Only print if the number of field is greater than a value with awk

I'm still a newbie to awk, what am I doing wrong? apologies for the poor description, I reformulate.

Goal

Only print the number of the second field if the number is > 20

lorem v3  <--- no print
ipsum v5  <--- no print
text v21  <--- print "21"
expla v12 <--- no print

My attempt that does not work

awk ' { sub("^v","",$2); if ( $2 > 20 ) print $2 } '

Solution

Addressing OP's question about why the current code outputs 3:

Initially awk doesn't know if $2 is a number or a string.

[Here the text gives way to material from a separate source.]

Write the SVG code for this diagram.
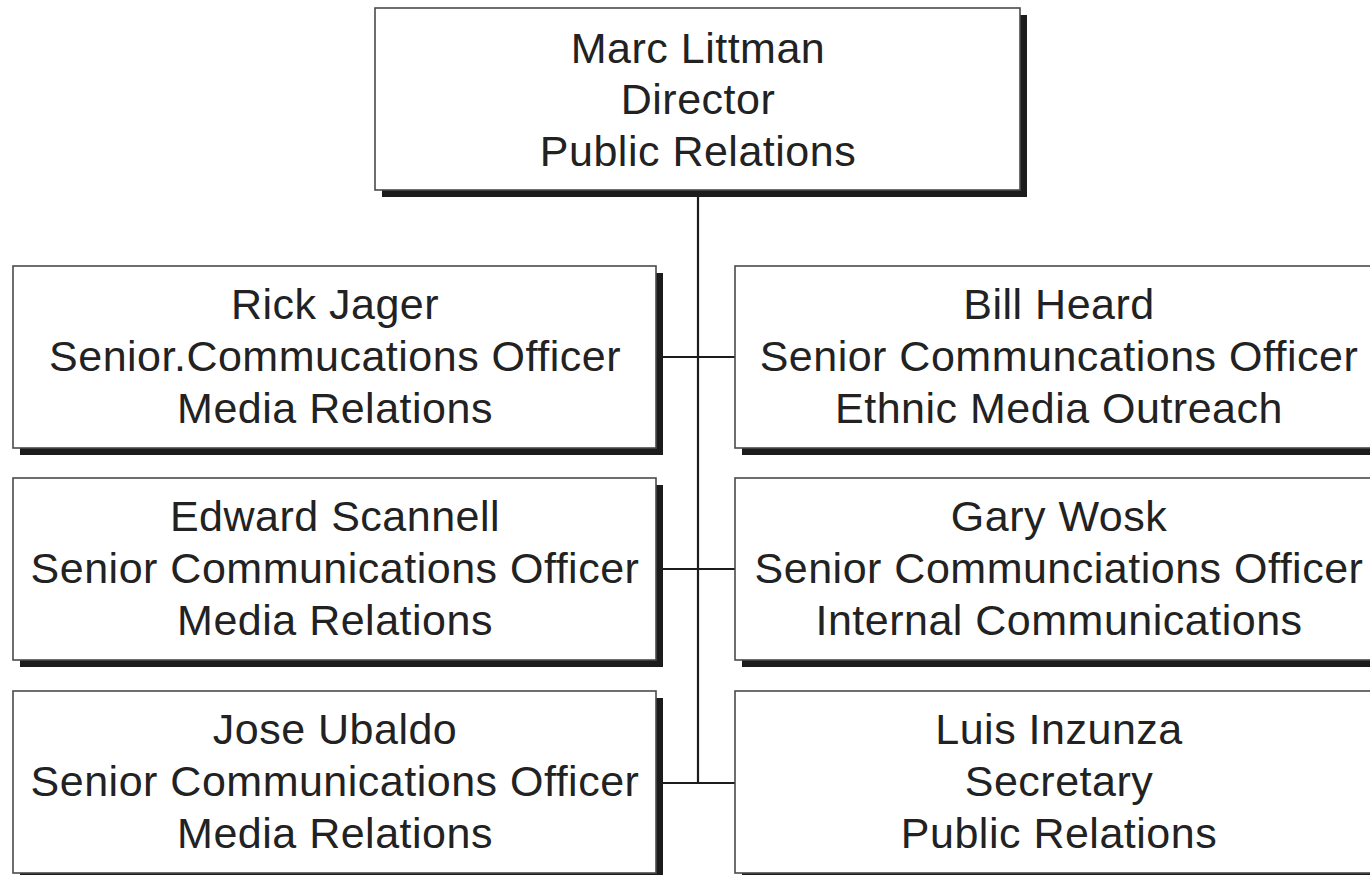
<svg xmlns="http://www.w3.org/2000/svg" width="1370" height="875" viewBox="0 0 1370 875">
<style>
.shadow{fill:#1c1c1c}
.box{fill:#fff;stroke:#4a4a4a;stroke-width:1.6}
.t{font-family:"Liberation Sans",Arial,sans-serif;font-size:43px;letter-spacing:0.5px;fill:#222;text-anchor:middle}
.conn{stroke:#1c1c1c;stroke-width:2.2;fill:none}
</style>
<rect width="1370" height="875" fill="#fff"/>
<g id="connectors">
<line class="conn" x1="698" y1="190" x2="698" y2="783"/>
<line class="conn" x1="662" y1="357" x2="736" y2="357"/>
<line class="conn" x1="662" y1="569" x2="736" y2="569"/>
<line class="conn" x1="662" y1="783" x2="736" y2="783"/>
</g>
<g id="marc">
<rect class="shadow" x="382" y="15" width="645" height="182"/>
<rect class="box" x="375" y="8" width="645" height="182"/>
<text class="t" x="698" y="63">Marc Littman</text>
<text class="t" x="698" y="114">Director</text>
<text class="t" x="698" y="166">Public Relations</text>
</g>
<g id="rick">
<rect class="shadow" x="20" y="273" width="643" height="182"/>
<rect class="box" x="13" y="266" width="643" height="182"/>
<text class="t" x="335" y="319">Rick Jager</text>
<text class="t" x="335" y="371">Senior.Commucations Officer</text>
<text class="t" x="335" y="423">Media Relations</text>
</g>
<g id="bill">
<rect class="shadow" x="742" y="273" width="646" height="182"/>
<rect class="box" x="735" y="266" width="646" height="182"/>
<text class="t" x="1059" y="319">Bill Heard</text>
<text class="t" x="1059" y="371">Senior Communcations Officer</text>
<text class="t" x="1059" y="423">Ethnic Media Outreach</text>
</g>
<g id="edward">
<rect class="shadow" x="20" y="485" width="643" height="182"/>
<rect class="box" x="13" y="478" width="643" height="182"/>
<text class="t" x="335" y="531">Edward Scannell</text>
<text class="t" x="335" y="583">Senior Communications Officer</text>
<text class="t" x="335" y="635">Media Relations</text>
</g>
<g id="gary">
<rect class="shadow" x="742" y="485" width="646" height="182"/>
<rect class="box" x="735" y="478" width="646" height="182"/>
<text class="t" x="1059" y="531">Gary Wosk</text>
<text class="t" x="1059" y="583">Senior Communciations Officer</text>
<text class="t" x="1059" y="635">Internal Communications</text>
</g>
<g id="jose">
<rect class="shadow" x="20" y="698" width="643" height="182"/>
<rect class="box" x="13" y="691" width="643" height="182"/>
<text class="t" x="335" y="744">Jose Ubaldo</text>
<text class="t" x="335" y="796">Senior Communications Officer</text>
<text class="t" x="335" y="848">Media Relations</text>
</g>
<g id="luis">
<rect class="shadow" x="742" y="698" width="646" height="182"/>
<rect class="box" x="735" y="691" width="646" height="182"/>
<text class="t" x="1059" y="744">Luis Inzunza</text>
<text class="t" x="1059" y="796">Secretary</text>
<text class="t" x="1059" y="848">Public Relations</text>
</g>
</svg>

The sub() call (a string function) tells awk that $2 is to be treated as a string, which also means $2 will be treated as a string for the rest of the script.

This leads to $2 > 20 being treated as a string comparison ('3' > '20') and since '3' (the string) is greater than '20' (the string), a 3 is output.

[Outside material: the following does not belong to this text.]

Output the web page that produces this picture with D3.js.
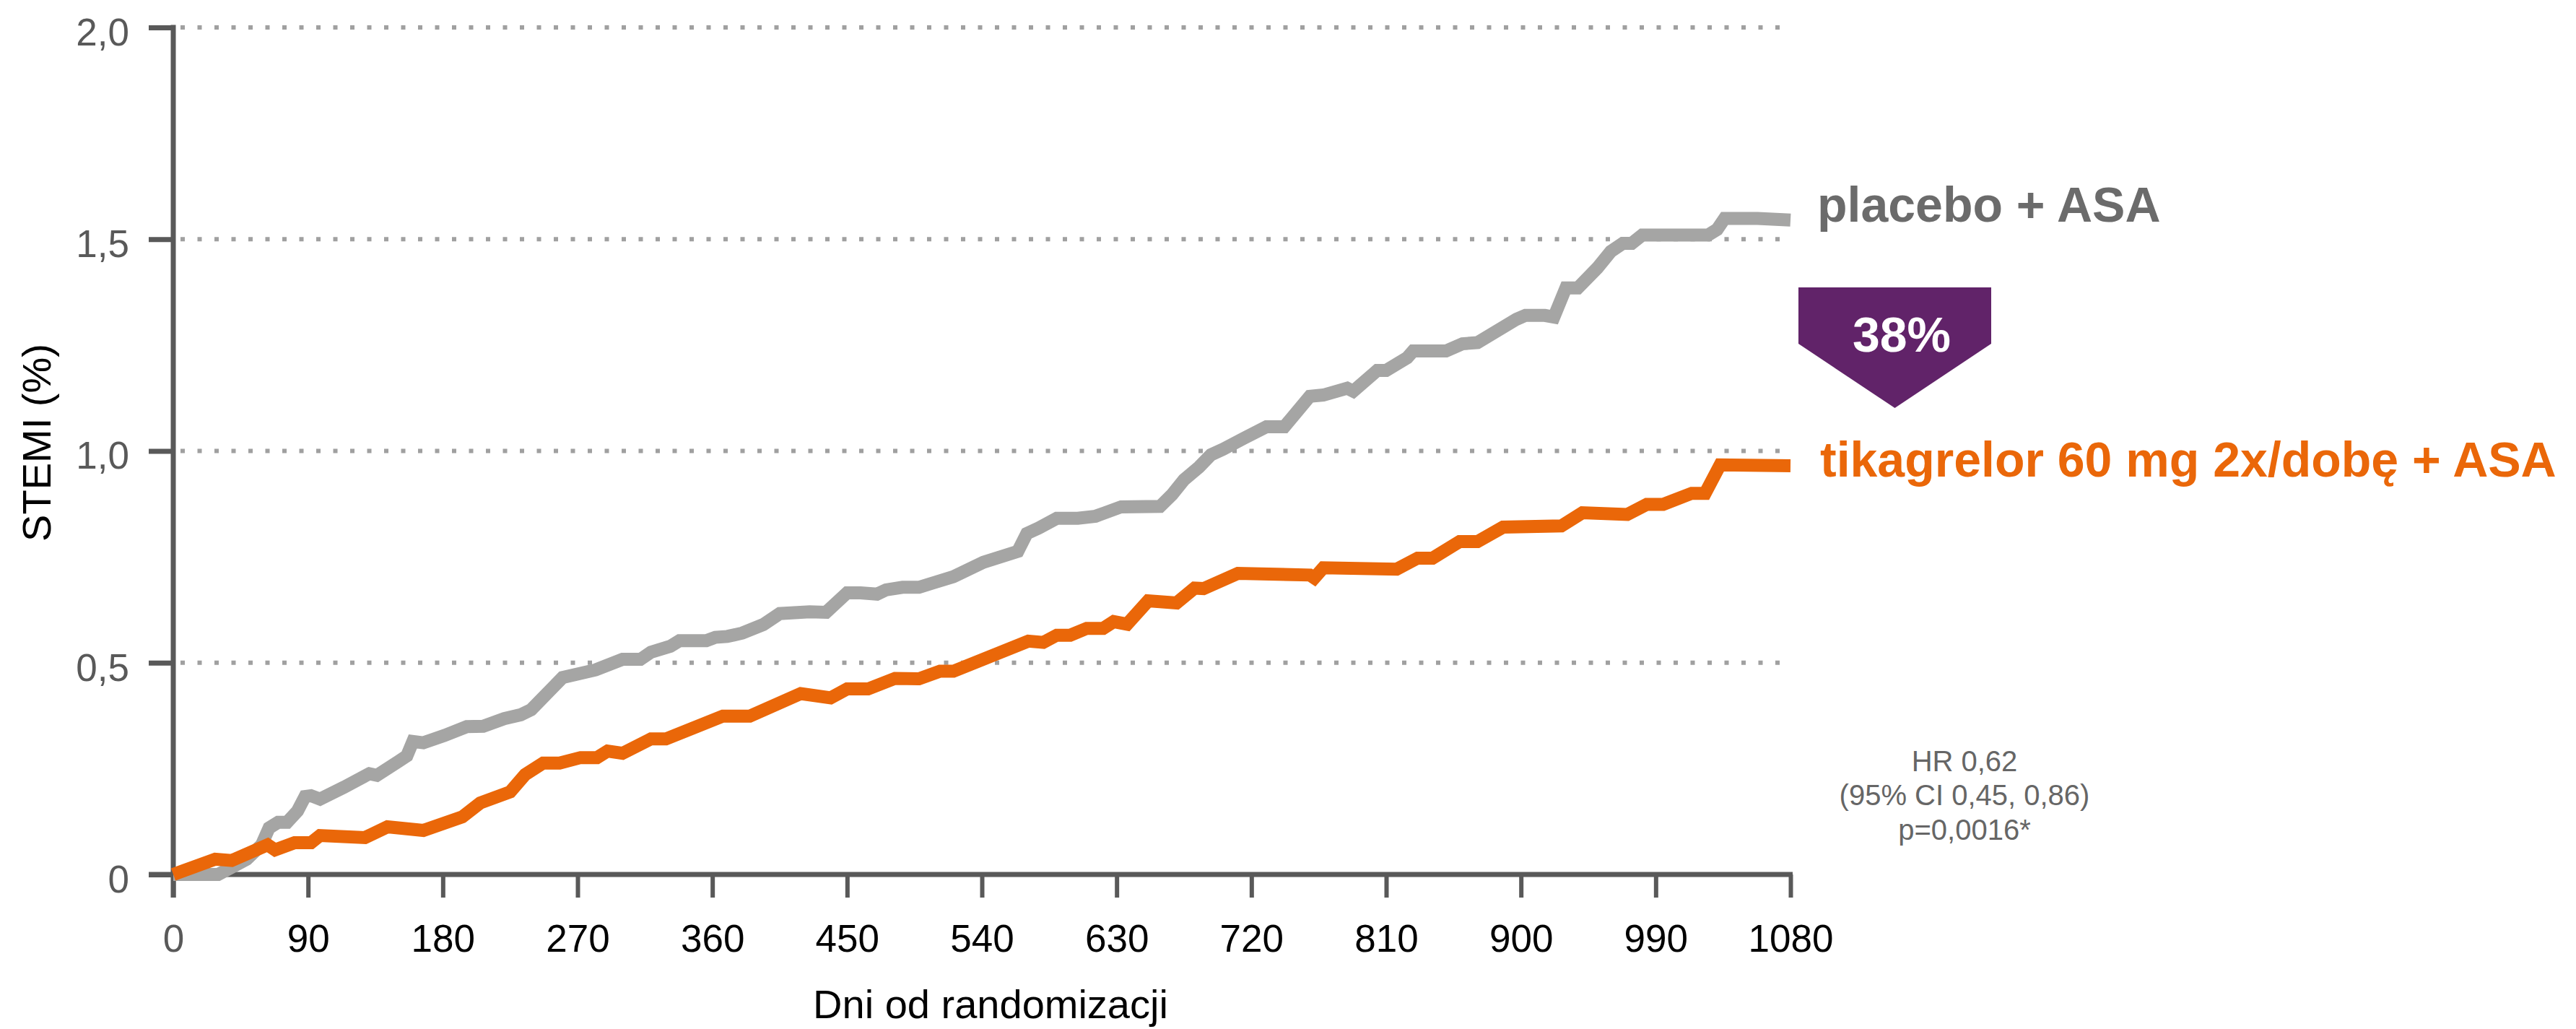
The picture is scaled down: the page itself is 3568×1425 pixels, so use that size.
<!DOCTYPE html>
<html>
<head>
<meta charset="utf-8">
<script src="https://cdn.jsdelivr.net/npm/d3@7"></script>
<style>
  html, body { margin: 0; padding: 0; background: #ffffff; }
  svg { display: block; }
</style>
</head>
<body>
<div id="chart"></div>
<script>
// ---------- DATA ----------
const xTicks = [0, 90, 180, 270, 360, 450, 540, 630, 720, 810, 900, 990, 1080];
const xTickLabels = ["0", "90", "180", "270", "360", "450", "540", "630", "720", "810", "900", "990", "1080"];
const yTicks = [0, 0.5, 1.0, 1.5, 2.0];
const yTickLabels = ["0", "0,5", "1,0", "1,5", "2,0"];
const gridValues = [0.5, 1.0, 1.5, 2.0];

const placeboDays = [0, 30, 49, 59, 64, 70, 76, 83, 88, 92, 98, 114, 131, 136, 150, 156, 160, 167, 181, 196,
  207, 221, 232, 239, 260, 282, 300, 312, 319, 332, 338, 356, 362, 370, 380, 394, 405, 425, 436, 450,
  459, 470, 476, 487, 498, 507, 521, 541, 564, 570, 578, 590, 604, 616, 633, 659, 667, 675, 685, 693,
  701, 715, 730, 742, 759, 768, 784, 788, 804, 810, 824, 828, 850, 861, 871, 897, 903, 916, 922, 930,
  938, 951, 960, 968, 974, 981, 1025, 1031, 1036, 1058, 1080];
const placeboValues = [0, 0, 0.036, 0.07, 0.11, 0.123, 0.123, 0.15, 0.184, 0.186, 0.178, 0.206, 0.238, 0.234, 0.266, 0.28, 0.314, 0.311, 0.328, 0.349,
  0.35, 0.368, 0.377, 0.389, 0.465, 0.483, 0.508, 0.508, 0.525, 0.539, 0.552, 0.552, 0.56, 0.562, 0.57, 0.59, 0.616, 0.62, 0.619, 0.665,
  0.665, 0.662, 0.672, 0.678, 0.678, 0.688, 0.703, 0.737, 0.763, 0.805, 0.818, 0.841, 0.841, 0.846, 0.868, 0.869, 0.897, 0.932, 0.962, 0.991,
  1.004, 1.03, 1.057, 1.057, 1.129, 1.132, 1.148, 1.141, 1.19, 1.19, 1.22, 1.236, 1.236, 1.253, 1.256, 1.311, 1.32, 1.32, 1.316, 1.385,
  1.385, 1.432, 1.471, 1.49, 1.49, 1.51, 1.51, 1.523, 1.549, 1.549, 1.545];

const ticaDays = [0, 28, 39, 63, 68, 81, 92, 98, 128, 143, 167, 193, 205, 225, 235, 247, 258, 272, 283, 290,
  300, 319, 329, 367, 385, 419, 439, 450, 464, 482, 498, 512, 521, 571, 581, 590, 599, 610, 621, 628,
  637, 651, 670, 682, 688, 711, 759, 762, 768, 817, 831, 841, 859, 871, 888, 927, 941, 971, 984, 995,
  1014, 1023, 1033, 1080];
const ticaValues = [0, 0.036, 0.033, 0.07, 0.058, 0.075, 0.075, 0.092, 0.087, 0.1125, 0.104, 0.136, 0.169, 0.195, 0.236, 0.263, 0.263, 0.276, 0.276, 0.2915,
  0.286, 0.32, 0.32, 0.374, 0.374, 0.427, 0.417, 0.438, 0.438, 0.463, 0.462, 0.48, 0.48, 0.551, 0.548, 0.565, 0.565, 0.581, 0.581, 0.597,
  0.591, 0.646, 0.641, 0.676, 0.675, 0.711, 0.707, 0.70, 0.724, 0.721, 0.747, 0.747, 0.786, 0.786, 0.82, 0.823, 0.854, 0.85, 0.874, 0.874,
  0.9, 0.9, 0.967, 0.965];

const seriesNames = ["placebo + ASA", "tikagrelor 60 mg 2x/dobę + ASA"];
const badgeText = "38%";
const statLines = ["HR 0,62", "(95% CI 0,45, 0,86)", "p=0,0016*"];
const yTitle = "STEMI (%)";
const xTitle = "Dni od randomizacji";

// ---------- LAYOUT ----------
const W = 3568, H = 1425;
const FONT = "'Liberation Sans', Arial, Helvetica, sans-serif";
const AXIS = "#595959";
const GREY = "#A5A5A4";
const ORANGE = "#EA6709";
const PURPLE = "#612369";

const svg = d3.select("#chart").append("svg")
  .attr("width", W).attr("height", H)
  .style("font-family", FONT);

const x = d3.scaleLinear().domain([0, 1080]).range([240, 2480]);
const y = d3.scaleLinear().domain([0, 2]).range([1211, 38]);

// gridlines
svg.append("g").selectAll("line").data(gridValues).join("line")
  .attr("x1", x(0) + 10).attr("x2", x(1080) - 2)
  .attr("y1", d => y(d)).attr("y2", d => y(d))
  .attr("stroke", "#A0A0A0").attr("stroke-width", 6)
  .attr("stroke-dasharray", "6,17.5");

// Y axis
const yAxis = d3.axisLeft(y).tickValues(yTicks)
  .tickFormat((d, i) => yTickLabels[i]).tickSize(34).tickPadding(27);
const gy = svg.append("g").attr("transform", `translate(${x(0)},0)`).call(yAxis);
gy.select(".domain").remove();
gy.selectAll(".tick line").attr("stroke", AXIS).attr("stroke-width", 7);
gy.selectAll(".tick text").attr("fill", AXIS).attr("font-size", 53)
  .attr("font-family", FONT).attr("dy", "0.46em");

// X axis
const xAxis = d3.axisBottom(x).tickValues(xTicks)
  .tickFormat((d, i) => xTickLabels[i]).tickSize(32);
const gx = svg.append("g").attr("transform", `translate(0,${y(0)})`).call(xAxis);
gx.select(".domain").remove();
gx.selectAll(".tick line").attr("stroke", AXIS).attr("stroke-width", 6);
gx.selectAll(".tick text").attr("fill", (d, i) => i === 0 ? AXIS : "#000000")
  .attr("font-size", 53).attr("font-family", FONT).attr("y", 107).attr("dy", 0);

// axis lines
svg.append("line")
  .attr("x1", x(0)).attr("x2", x(0))
  .attr("y1", y(2) - 3.5).attr("y2", y(0) + 32)
  .attr("stroke", AXIS).attr("stroke-width", 7);
svg.append("line")
  .attr("x1", x(0) - 34).attr("x2", x(1080) + 3)
  .attr("y1", y(0)).attr("y2", y(0))
  .attr("stroke", AXIS).attr("stroke-width", 7);

// series lines
const line = d3.line().x(d => x(d[0])).y(d => y(d[1]));
const placebo = placeboDays.map((d, i) => [d, placeboValues[i]]);
const tica = ticaDays.map((d, i) => [d, ticaValues[i]]);

svg.append("path").datum(placebo).attr("d", line)
  .attr("fill", "none").attr("stroke", GREY).attr("stroke-width", 18);
svg.append("path").datum(tica).attr("d", line)
  .attr("fill", "none").attr("stroke", ORANGE).attr("stroke-width", 18);

// series labels
svg.append("text").attr("x", 2517).attr("y", 307)
  .attr("font-size", 68).attr("font-weight", "bold").attr("fill", "#6B6B6B")
  .text(seriesNames[0]);
svg.append("text").attr("x", 2521).attr("y", 660)
  .attr("font-size", 68).attr("font-weight", "bold").attr("fill", ORANGE)
  .text(seriesNames[1]);

// badge
const bx0 = 2491, bx1 = 2758, by0 = 398, by1 = 476, tipY = 565;
svg.append("path")
  .attr("d", `M${bx0},${by0}H${bx1}V${by1}L${(bx0 + bx1) / 2},${tipY}L${bx0},${by1}Z`)
  .attr("fill", PURPLE);
svg.append("text").attr("x", 2634).attr("y", 487)
  .attr("text-anchor", "middle").attr("font-size", 68).attr("font-weight", "bold")
  .attr("fill", "#ffffff").text(badgeText);

// stats
const statY = [1068, 1115, 1163];
svg.append("g").selectAll("text").data(statLines).join("text")
  .attr("x", 2721).attr("y", (d, i) => statY[i])
  .attr("text-anchor", "middle").attr("font-size", 40).attr("fill", "#666666")
  .text(d => d);

// axis titles
svg.append("text")
  .attr("transform", "translate(70,613) rotate(-90)")
  .attr("text-anchor", "middle").attr("font-size", 56).attr("fill", "#000")
  .text(yTitle);
svg.append("text").attr("x", 1372).attr("y", 1410)
  .attr("text-anchor", "middle").attr("font-size", 56).attr("fill", "#000")
  .text(xTitle);
</script>
</body>
</html>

To facilitate a numeric comparion we need a way to force awk to re-evaluate $2 as a numeric. One method is to add a zero, ie, $2+0. Making this one change to OP's current code:

$ echo "lorem v3" | awk ' { sub("^v","",$2); if ( $2+0 > 20 ) print $2 } '
           <<< no output

NOTE: for more details see GNU awk - variable typing

Addressing the latest change to the question:

Sample input:

$ cat input.dat
lorem v3
ipsum v5
text v21
expla v12

Running our awk code (additional print added for clarification) against input.dat:

$ awk ' { print "######",$0; sub("^v","",$2); if ( $2+0 > 20 ) print $2 } ' input.dat
###### lorem v3
###### ipsum v5
###### text v21
21
###### expla v12